CSA Delivery 7, July 19, 2010.

This week’s share of the harvest includes slicing and pickling cucumbers, assorted yellow and green squashes, a miscellany of tomatoes or sweet peppers (depending on your site), green snap beans, white cipollini onions, dark red beets, and your choice of Swiss chard, Red Russian kale or Mei Qing Choi.  We may be sending too many cucumbers, but, according to Martha Stewart, they are a surprisingly versatile vegetables, and very good for you.  Cucumber and jicama slaw is excellent.  Cucumber and feta toasts are easy, and go well with any meat dish.  Quick pickled cucumber salads are great as a side with tacos or fajitas.  Martha has provided the first three of this week’s four recipes.  And, just when you think there is nothing left to do with your cucumbers, there are cucumber-lime pops with gin.  You might try these the next time the Mercury tops 90.  We hope to begin sending corn in the next week or two.  In the weeks ahead you can also expect a steady supply of cucumbers and squashes, beans of a variety of types, the return of lettuces, more onions, the first of our potatoes and carrots, and an increase in our tomato harvest.
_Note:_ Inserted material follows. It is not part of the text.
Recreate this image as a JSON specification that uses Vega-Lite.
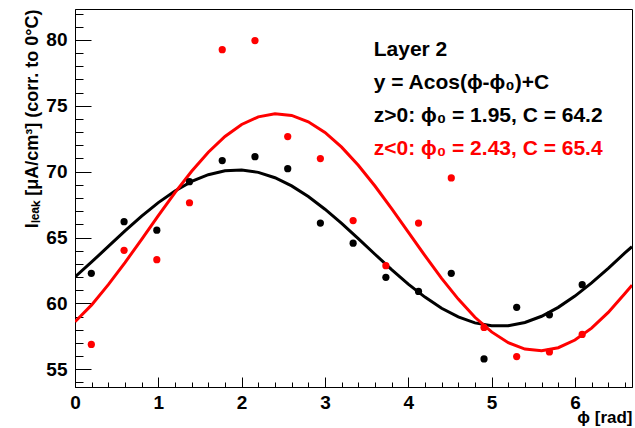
{
  "$schema": "https://vega.github.io/schema/vega-lite/v6.json",
  "width": 557,
  "height": 378,
  "autosize": {"type": "none"},
  "padding": {"left": 75, "top": 9, "right": 3, "bottom": 41},
  "background": "white",
  "config": {
    "view": {"stroke": "black", "strokeWidth": 1},
    "font": "Liberation Sans",
    "axis": {
      "labelFont": "Liberation Sans",
      "labelFontWeight": "bold",
      "labelFontSize": 19,
      "labelColor": "black",
      "labelFlush": false,
      "labelOverlap": false,
      "titleFont": "Liberation Sans",
      "titleFontWeight": "bold",
      "titleColor": "black",
      "tickColor": "black",
      "domainColor": "black",
      "grid": false
    }
  },
  "datasets": {
    "pts": [
      {"phi": 0.196, "I": 62.28, "side": "z>0"},
      {"phi": 0.589, "I": 66.2, "side": "z>0"},
      {"phi": 0.982, "I": 65.56, "side": "z>0"},
      {"phi": 1.374, "I": 69.24, "side": "z>0"},
      {"phi": 1.767, "I": 70.84, "side": "z>0"},
      {"phi": 2.16, "I": 71.14, "side": "z>0"},
      {"phi": 2.553, "I": 70.23, "side": "z>0"},
      {"phi": 2.945, "I": 66.1, "side": "z>0"},
      {"phi": 3.338, "I": 64.57, "side": "z>0"},
      {"phi": 3.731, "I": 61.98, "side": "z>0"},
      {"phi": 4.123, "I": 60.91, "side": "z>0"},
      {"phi": 4.516, "I": 62.28, "side": "z>0"},
      {"phi": 4.909, "I": 55.78, "side": "z>0"},
      {"phi": 5.301, "I": 59.7, "side": "z>0"},
      {"phi": 5.694, "I": 59.13, "side": "z>0"},
      {"phi": 6.087, "I": 61.42, "side": "z>0"},
      {"phi": 0.196, "I": 56.88, "side": "z<0"},
      {"phi": 0.589, "I": 64.03, "side": "z<0"},
      {"phi": 0.982, "I": 63.32, "side": "z<0"},
      {"phi": 1.374, "I": 67.64, "side": "z<0"},
      {"phi": 1.767, "I": 79.26, "side": "z<0"},
      {"phi": 2.16, "I": 79.95, "side": "z<0"},
      {"phi": 2.553, "I": 72.66, "side": "z<0"},
      {"phi": 2.945, "I": 70.99, "side": "z<0"},
      {"phi": 3.338, "I": 66.29, "side": "z<0"},
      {"phi": 3.731, "I": 62.86, "side": "z<0"},
      {"phi": 4.123, "I": 66.1, "side": "z<0"},
      {"phi": 4.516, "I": 69.52, "side": "z<0"},
      {"phi": 4.909, "I": 58.17, "side": "z<0"},
      {"phi": 5.301, "I": 55.96, "side": "z<0"},
      {"phi": 5.694, "I": 56.31, "side": "z<0"},
      {"phi": 6.087, "I": 57.64, "side": "z<0"}
    ],
    "fits": [
      {"phi": 0.0, "I": 62.005, "side": "z>0"},
      {"phi": 0.2, "I": 63.143, "side": "z>0"},
      {"phi": 0.4, "I": 64.323, "side": "z>0"},
      {"phi": 0.6, "I": 65.499, "side": "z>0"},
      {"phi": 0.8, "I": 66.622, "side": "z>0"},
      {"phi": 1.0, "I": 67.649, "side": "z>0"},
      {"phi": 1.2, "I": 68.539, "side": "z>0"},
      {"phi": 1.4, "I": 69.255, "side": "z>0"},
      {"phi": 1.6, "I": 69.771, "side": "z>0"},
      {"phi": 1.8, "I": 70.064, "side": "z>0"},
      {"phi": 2.0, "I": 70.123, "side": "z>0"},
      {"phi": 2.2, "I": 69.946, "side": "z>0"},
      {"phi": 2.4, "I": 69.539, "side": "z>0"},
      {"phi": 2.6, "I": 68.921, "side": "z>0"},
      {"phi": 2.8, "I": 68.114, "side": "z>0"},
      {"phi": 3.0, "I": 67.151, "side": "z>0"},
      {"phi": 3.2, "I": 66.07, "side": "z>0"},
      {"phi": 3.4, "I": 64.915, "side": "z>0"},
      {"phi": 3.6, "I": 63.73, "side": "z>0"},
      {"phi": 3.8, "I": 62.566, "side": "z>0"},
      {"phi": 4.0, "I": 61.466, "side": "z>0"},
      {"phi": 4.2, "I": 60.475, "side": "z>0"},
      {"phi": 4.4, "I": 59.628, "side": "z>0"},
      {"phi": 4.6, "I": 58.972, "side": "z>0"},
      {"phi": 4.8, "I": 58.52, "side": "z>0"},
      {"phi": 5.0, "I": 58.293, "side": "z>0"},
      {"phi": 5.2, "I": 58.306, "side": "z>0"},
      {"phi": 5.4, "I": 58.546, "side": "z>0"},
      {"phi": 5.6, "I": 59.02, "side": "z>0"},
      {"phi": 5.8, "I": 59.697, "side": "z>0"},
      {"phi": 6.0, "I": 60.553, "side": "z>0"},
      {"phi": 6.2, "I": 61.555, "side": "z>0"},
      {"phi": 6.4, "I": 62.664, "side": "z>0"},
      {"phi": 6.6, "I": 63.83, "side": "z>0"},
      {"phi": 6.685, "I": 64.3, "side": "z>0"},
      {"phi": 0.0, "I": 58.6, "side": "z<0"},
      {"phi": 0.2, "I": 59.884, "side": "z<0"},
      {"phi": 0.4, "I": 61.418, "side": "z<0"},
      {"phi": 0.6, "I": 63.093, "side": "z<0"},
      {"phi": 0.8, "I": 64.867, "side": "z<0"},
      {"phi": 1.0, "I": 66.663, "side": "z<0"},
      {"phi": 1.2, "I": 68.408, "side": "z<0"},
      {"phi": 1.4, "I": 70.033, "side": "z<0"},
      {"phi": 1.6, "I": 71.474, "side": "z<0"},
      {"phi": 1.8, "I": 72.672, "side": "z<0"},
      {"phi": 2.0, "I": 73.581, "side": "z<0"},
      {"phi": 2.2, "I": 74.163, "side": "z<0"},
      {"phi": 2.4, "I": 74.396, "side": "z<0"},
      {"phi": 2.6, "I": 74.27, "side": "z<0"},
      {"phi": 2.8, "I": 73.791, "side": "z<0"},
      {"phi": 3.0, "I": 72.977, "side": "z<0"},
      {"phi": 3.2, "I": 71.861, "side": "z<0"},
      {"phi": 3.4, "I": 70.488, "side": "z<0"},
      {"phi": 3.6, "I": 68.912, "side": "z<0"},
      {"phi": 3.8, "I": 67.195, "side": "z<0"},
      {"phi": 4.0, "I": 65.407, "side": "z<0"},
      {"phi": 4.2, "I": 63.62, "side": "z<0"},
      {"phi": 4.4, "I": 61.902, "side": "z<0"},
      {"phi": 4.6, "I": 60.324, "side": "z<0"},
      {"phi": 4.8, "I": 58.943, "side": "z<0"},
      {"phi": 5.0, "I": 57.832, "side": "z<0"},
      {"phi": 5.2, "I": 57.015, "side": "z<0"},
      {"phi": 5.4, "I": 56.532, "side": "z<0"},
      {"phi": 5.6, "I": 56.404, "side": "z<0"},
      {"phi": 5.8, "I": 56.634, "side": "z<0"},
      {"phi": 6.0, "I": 57.214, "side": "z<0"},
      {"phi": 6.2, "I": 58.119, "side": "z<0"},
      {"phi": 6.4, "I": 59.316, "side": "z<0"},
      {"phi": 6.6, "I": 60.753, "side": "z<0"},
      {"phi": 6.685, "I": 61.385, "side": "z<0"}
    ],
    "notes": [
      {"text": "Layer 2", "phi": 3.585, "I": 78.8, "side": "head"},
      {"text": "y = Acos(ϕ-ϕ₀)+C", "phi": 3.585, "I": 76.27, "side": "head"},
      {"text": "z>0: ϕ₀ = 1.95, C = 64.2", "phi": 3.585, "I": 73.76, "side": "z>0"},
      {"text": "z<0: ϕ₀ = 2.43, C = 65.4", "phi": 3.585, "I": 71.27, "side": "z<0"}
    ]
  },
  "resolve": {"axis": {"x": "independent", "y": "independent"}},
  "layer": [
    {
      "data": {"name": "fits"},
      "mark": {"type": "line", "strokeWidth": 3, "clip": true},
      "encoding": {
        "x": {
          "field": "phi", "type": "quantitative",
          "scale": {"domain": [0, 6.685], "nice": false, "zero": false},
          "axis": {
            "orient": "bottom",
            "values": [0.2, 0.4, 0.6, 0.8, 1.2, 1.4, 1.6, 1.8, 2.2, 2.4, 2.6, 2.8, 3.2, 3.4, 3.6, 3.8, 4.2, 4.4, 4.6, 4.8, 5.2, 5.4, 5.6, 5.8, 6.2, 6.4, 6.6],
            "labels": false, "domain": false, "tickSize": -5, "title": null
          }
        },
        "y": {
          "field": "I", "type": "quantitative",
          "scale": {"domain": [53.65, 82.35], "nice": false, "zero": false},
          "axis": {
            "orient": "left",
            "values": [54, 56, 57, 58, 59, 61, 62, 63, 64, 66, 67, 68, 69, 71, 72, 73, 74, 76, 77, 78, 79, 81, 82],
            "labels": false, "domain": false, "tickSize": -8, "title": null
          }
        },
        "color": {
          "field": "side", "type": "nominal",
          "scale": {"domain": ["z>0", "z<0", "head"], "range": ["black", "#ff0000", "black"]},
          "legend": null
        }
      }
    },
    {
      "data": {"name": "pts"},
      "mark": {"type": "circle", "size": 52, "opacity": 1},
      "encoding": {
        "x": {
          "field": "phi", "type": "quantitative",
          "axis": {
            "orient": "bottom",
            "values": [0, 1, 2, 3, 4, 5, 6],
            "tickSize": -10, "labelPadding": 16,
            "title": "ϕ [rad]", "titleFontSize": 17, "titleAnchor": "end", "titlePadding": -3
          }
        },
        "y": {
          "field": "I", "type": "quantitative",
          "axis": {
            "orient": "left",
            "values": [55, 60, 65, 70, 75, 80],
            "tickSize": -16, "labelPadding": 24,
            "title": "Iₗₑₐₖ [μA/cm³] (corr. to 0°C)", "titleFontSize": 18, "titleAnchor": "end", "titlePadding": 4
          }
        },
        "color": {"field": "side", "type": "nominal", "legend": null}
      }
    },
    {
      "data": {"name": "notes"},
      "mark": {"type": "text", "align": "left", "baseline": "alphabetic", "fontSize": 21, "fontWeight": "bold", "font": "Liberation Sans"},
      "encoding": {
        "x": {"field": "phi", "type": "quantitative", "axis": null},
        "y": {"field": "I", "type": "quantitative", "axis": null},
        "text": {"field": "text"},
        "color": {"field": "side", "type": "nominal", "legend": null}
      }
    }
  ]
}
Save the date: our open house on the farm is the weekend of August 28-29.  Details to come.

Have a great week,



Cut a cucumber into 3” lengths, then thinly slice lengthwise, avoiding the center.  Cut slices into matchsticks.  Peel 1 small jicama and thinly slice.  Stack and cut it, too, into matchsticks.  In a bowl, toss the cucumber and jicama matchsticks with 1 ½ tsp. honey and 2 tbs. fresh lime juice until combined.  Season with coarse salt and ¼ tsp. chile powder.


Preheat oven to 450 F.  Split ½ baguettes lengthwise and brush with olive oil.  Bake until golden around edges.  In a small bowl, mash together 3 oz. feta, 4 tsp. oil, and ½ tsp. lemon juice with a fork.  Season with coarse salt and ground pepper.  Spread the feta mixture evenly over the toasted baguette and top with thin slices of cucumbers.  Season with salt, pepper, and lemon juice, and drizzle with oil.  Cut into pieces and serve.


In a large bowl, combine 2 large cucumbers, peeled and thinly slice crosswise, ½ medium red onion (or try your cipollinis), thinly sliced, 1 tsp. sugar, and ¼ rice vinegar.  Season with coarse salt and ground pepper and toss to combine.  The salad can be refrigerated in an airtight container for up to 4 hours.


You’ll need ½ cup sugar, ¼ cup plus 1 tbs. water, ¼ cup coarsely chopped mint leaves, 2 tbs. finely grated lime zest, ¼ cup fresh lime juice, ¼ cup gin, 1 12-oz. cucumber peeled, seeded and pureed, ½ tsp. unflavored gelatin (to slow melting).  Combine the sugar, ¼ cup water and mint in a saucepan and bring to a boil.  Cover, remove from heat, and let stand for 15 minutes.  Strain the mint syrup into a large bowl and let cool to room temperature.  Whisk in the lime zest, lime juice, gin and cucumber puree.  Sprinkle the gelatin over 1 tsp. water and let stand until softened.  Microwave the gelatin solution for 8 seconds and the whisk into the cucumber mixture.  Arrange 10 paper cups on a baking sheet.  Pour the mixture into the cups and freeze for 1 hour, until partially frozen.  Insert a stick in the center of each and then freeze fully.  Serve when desired.